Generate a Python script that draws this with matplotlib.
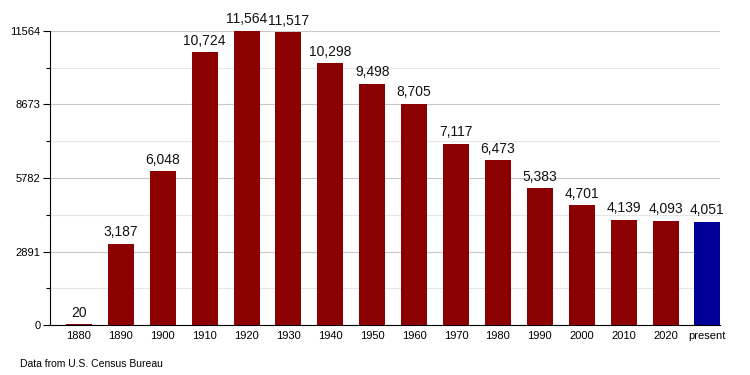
import matplotlib
matplotlib.use("Agg")
import matplotlib.pyplot as plt
from matplotlib.ticker import MultipleLocator

plt.rcParams['font.family'] = ['Liberation Sans', 'DejaVu Sans']

years = ["1880", "1890", "1900", "1910", "1920", "1930", "1940", "1950",
         "1960", "1970", "1980", "1990", "2000", "2010", "2020", "present"]
population = [20, 3187, 6048, 10724, 11564, 11517, 10298, 9498,
              8705, 7117, 6473, 5383, 4701, 4139, 4093, 4051]
yticks = [0, 2891, 5782, 8673, 11564]

colors = ["#8b0000"] * (len(years) - 1) + ["#000099"]

fig = plt.figure(figsize=(7.5, 3.75), dpi=100)
ax = fig.add_axes([50/750, 1 - 325/375, 670/750, 294/375])

x = list(range(len(years)))
ax.bar(x, population, width=0.62, color=colors, zorder=3)

for xi, v in zip(x, population):
    ax.text(xi, v + 180, f"{v:,}", ha="center", va="bottom", fontsize=10, color="#111111")

ax.set_xlim(-0.69, 15.3)
ax.set_ylim(0, 11564)
ax.set_yticks(yticks)
ax.set_yticklabels([str(t) for t in yticks])
ax.yaxis.set_minor_locator(MultipleLocator(2891 / 2))
ax.set_xticks(x)
ax.set_xticklabels(years)

ax.grid(axis="y", which="major", color="#c8c8c8", linewidth=0.8, zorder=0)
ax.grid(axis="y", which="minor", color="#e6e6e6", linewidth=0.8, zorder=0)

for side in ["top", "right"]:
    ax.spines[side].set_visible(False)
ax.spines["left"].set_color("black")
ax.spines["bottom"].set_color("black")
ax.spines["left"].set_linewidth(0.8)
ax.spines["bottom"].set_linewidth(0.8)

ax.tick_params(axis="y", which="major", length=5, width=0.8, labelsize=8, pad=2)
ax.tick_params(axis="y", which="minor", length=3, width=0.8)
ax.tick_params(axis="x", length=0, labelsize=8, pad=4)

fig.text(20/750, 1 - 364/375, "Data from U.S. Census Bureau", fontsize=7.5, va="center", ha="left")

fig.savefig("out.png", dpi=100)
------------------------------------------------------------------------
Request
Copy exactly the lines running from the beginning of the listing through the line that has "plt.rcParams['font.family'] = ['Liberation". Drop the pictures.

Response for this exercise
Generate a Python script that draws this with matplotlib.
import matplotlib
matplotlib.use("Agg")
import matplotlib.pyplot as plt
from matplotlib.ticker import MultipleLocator

plt.rcParams['font.family'] = ['Liberation Sans', 'DejaVu Sans']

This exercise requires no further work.